start Information shown

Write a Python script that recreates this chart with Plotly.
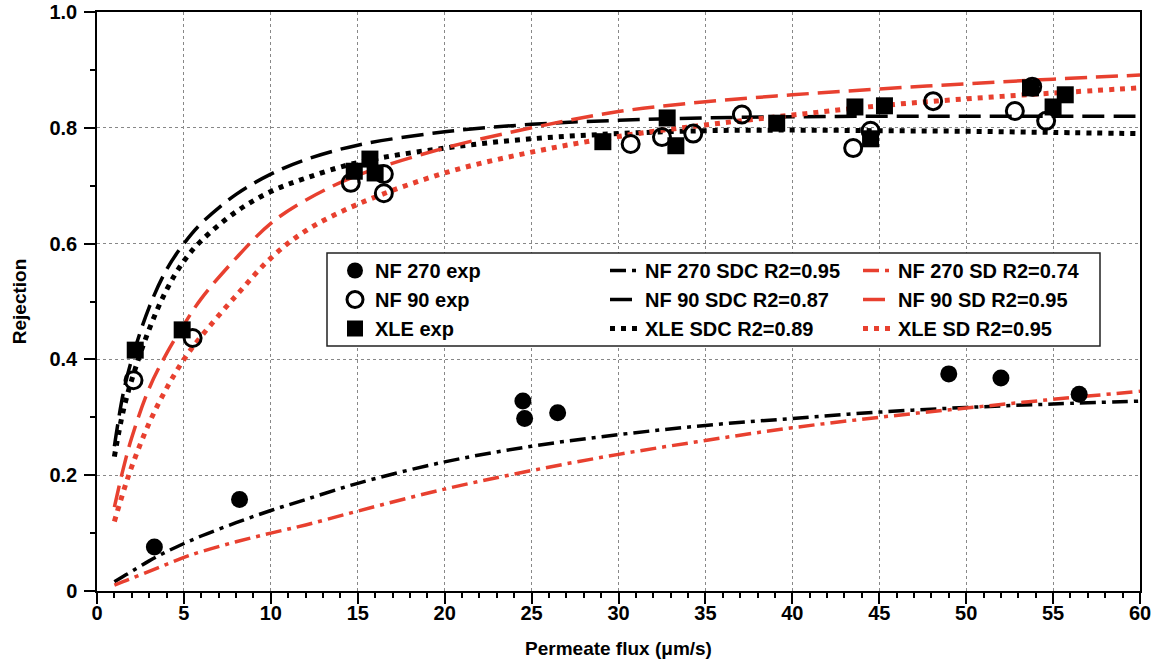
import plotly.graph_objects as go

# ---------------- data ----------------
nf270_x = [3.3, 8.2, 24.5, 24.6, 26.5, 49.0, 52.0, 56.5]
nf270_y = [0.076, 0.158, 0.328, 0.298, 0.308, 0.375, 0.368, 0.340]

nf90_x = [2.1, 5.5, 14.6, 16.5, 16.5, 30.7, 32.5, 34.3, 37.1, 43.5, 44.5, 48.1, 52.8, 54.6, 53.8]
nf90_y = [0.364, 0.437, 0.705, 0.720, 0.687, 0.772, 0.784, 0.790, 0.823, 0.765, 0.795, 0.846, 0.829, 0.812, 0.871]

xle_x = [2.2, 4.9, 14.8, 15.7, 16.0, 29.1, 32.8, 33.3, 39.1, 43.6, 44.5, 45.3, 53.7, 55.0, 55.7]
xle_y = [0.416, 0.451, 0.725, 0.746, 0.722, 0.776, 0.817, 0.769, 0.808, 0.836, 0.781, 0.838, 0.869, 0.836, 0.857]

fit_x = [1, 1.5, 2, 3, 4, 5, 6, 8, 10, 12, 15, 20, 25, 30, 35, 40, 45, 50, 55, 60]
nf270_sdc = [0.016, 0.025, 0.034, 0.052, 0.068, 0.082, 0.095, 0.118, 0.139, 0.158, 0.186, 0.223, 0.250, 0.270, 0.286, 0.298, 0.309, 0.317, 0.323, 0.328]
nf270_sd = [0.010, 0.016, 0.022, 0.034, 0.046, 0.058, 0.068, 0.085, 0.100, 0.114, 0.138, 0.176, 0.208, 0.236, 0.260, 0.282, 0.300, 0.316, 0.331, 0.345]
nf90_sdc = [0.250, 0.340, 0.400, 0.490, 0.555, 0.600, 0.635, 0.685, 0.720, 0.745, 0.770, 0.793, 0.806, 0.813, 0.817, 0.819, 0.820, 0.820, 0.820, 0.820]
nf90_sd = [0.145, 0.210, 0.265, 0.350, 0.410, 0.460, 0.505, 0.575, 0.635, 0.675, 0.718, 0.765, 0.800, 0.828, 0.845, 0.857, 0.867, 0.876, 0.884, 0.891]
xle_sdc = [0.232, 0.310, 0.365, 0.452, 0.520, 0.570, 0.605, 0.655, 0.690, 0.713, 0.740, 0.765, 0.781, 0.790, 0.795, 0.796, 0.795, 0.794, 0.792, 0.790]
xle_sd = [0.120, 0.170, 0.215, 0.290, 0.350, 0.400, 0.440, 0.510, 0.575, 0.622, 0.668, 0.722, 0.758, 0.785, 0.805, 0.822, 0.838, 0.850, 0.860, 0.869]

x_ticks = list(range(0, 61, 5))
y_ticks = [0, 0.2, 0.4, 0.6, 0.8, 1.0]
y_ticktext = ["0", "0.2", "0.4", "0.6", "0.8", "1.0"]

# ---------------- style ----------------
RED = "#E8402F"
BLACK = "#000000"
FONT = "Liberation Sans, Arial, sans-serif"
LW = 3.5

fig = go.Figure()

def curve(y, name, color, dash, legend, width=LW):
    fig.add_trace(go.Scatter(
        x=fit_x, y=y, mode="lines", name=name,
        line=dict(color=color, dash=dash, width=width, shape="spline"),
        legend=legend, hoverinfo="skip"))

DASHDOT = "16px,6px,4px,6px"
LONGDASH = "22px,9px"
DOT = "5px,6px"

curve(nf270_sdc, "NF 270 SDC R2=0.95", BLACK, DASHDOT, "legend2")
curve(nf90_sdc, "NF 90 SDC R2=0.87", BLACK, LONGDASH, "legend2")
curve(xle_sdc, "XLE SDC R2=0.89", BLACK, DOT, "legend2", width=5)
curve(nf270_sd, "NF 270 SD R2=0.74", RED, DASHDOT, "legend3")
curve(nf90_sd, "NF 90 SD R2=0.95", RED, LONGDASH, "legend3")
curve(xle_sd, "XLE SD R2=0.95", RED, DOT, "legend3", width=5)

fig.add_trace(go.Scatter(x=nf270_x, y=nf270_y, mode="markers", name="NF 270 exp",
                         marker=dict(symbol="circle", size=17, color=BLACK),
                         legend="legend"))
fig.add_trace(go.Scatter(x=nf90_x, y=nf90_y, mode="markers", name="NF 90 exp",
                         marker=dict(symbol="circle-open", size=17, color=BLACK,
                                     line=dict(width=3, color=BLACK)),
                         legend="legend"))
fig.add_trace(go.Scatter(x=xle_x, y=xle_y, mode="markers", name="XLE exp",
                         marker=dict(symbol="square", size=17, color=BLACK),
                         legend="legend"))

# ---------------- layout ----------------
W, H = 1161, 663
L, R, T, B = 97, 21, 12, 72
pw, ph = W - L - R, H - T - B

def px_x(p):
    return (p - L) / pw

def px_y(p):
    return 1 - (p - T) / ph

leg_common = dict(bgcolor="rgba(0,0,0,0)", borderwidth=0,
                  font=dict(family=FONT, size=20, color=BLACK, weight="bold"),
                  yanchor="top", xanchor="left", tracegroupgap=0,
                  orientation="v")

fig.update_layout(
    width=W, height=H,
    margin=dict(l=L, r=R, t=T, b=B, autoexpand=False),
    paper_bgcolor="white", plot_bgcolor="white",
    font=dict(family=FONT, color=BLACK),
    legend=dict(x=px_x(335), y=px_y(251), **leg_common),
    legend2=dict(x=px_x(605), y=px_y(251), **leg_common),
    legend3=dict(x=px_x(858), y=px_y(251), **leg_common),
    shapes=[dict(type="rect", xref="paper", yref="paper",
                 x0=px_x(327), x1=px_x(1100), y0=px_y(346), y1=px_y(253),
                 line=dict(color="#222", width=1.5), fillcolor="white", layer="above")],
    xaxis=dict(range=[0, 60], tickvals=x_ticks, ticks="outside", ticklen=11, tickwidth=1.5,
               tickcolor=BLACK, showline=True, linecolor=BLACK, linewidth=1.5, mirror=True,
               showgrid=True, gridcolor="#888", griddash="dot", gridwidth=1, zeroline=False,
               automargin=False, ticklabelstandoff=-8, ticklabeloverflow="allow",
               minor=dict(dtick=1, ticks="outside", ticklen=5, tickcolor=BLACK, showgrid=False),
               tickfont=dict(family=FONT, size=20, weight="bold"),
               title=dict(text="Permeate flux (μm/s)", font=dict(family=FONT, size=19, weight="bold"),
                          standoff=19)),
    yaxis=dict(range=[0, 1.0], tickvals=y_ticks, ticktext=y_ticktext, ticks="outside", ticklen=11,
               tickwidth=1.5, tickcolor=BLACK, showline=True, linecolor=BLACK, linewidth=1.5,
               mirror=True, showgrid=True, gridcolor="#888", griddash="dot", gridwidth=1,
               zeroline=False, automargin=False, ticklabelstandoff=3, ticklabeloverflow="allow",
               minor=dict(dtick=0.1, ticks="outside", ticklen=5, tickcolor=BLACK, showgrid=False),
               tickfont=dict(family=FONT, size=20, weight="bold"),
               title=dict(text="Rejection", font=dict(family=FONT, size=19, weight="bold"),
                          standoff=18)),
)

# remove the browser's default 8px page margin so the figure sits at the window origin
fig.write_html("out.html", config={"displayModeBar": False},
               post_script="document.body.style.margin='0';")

end Information shown

* **Task to carry out**: Repeat exactly and only the lines from the start of the data above through the line that holds "0.375, 0.368, 0.340]", inclusive. Pictures do not belong in the copy.

* **Response to this task**:
Write a Python script that recreates this chart with Plotly.
import plotly.graph_objects as go

# ---------------- data ----------------
nf270_x = [3.3, 8.2, 24.5, 24.6, 26.5, 49.0, 52.0, 56.5]
nf270_y = [0.076, 0.158, 0.328, 0.298, 0.308, 0.375, 0.368, 0.340]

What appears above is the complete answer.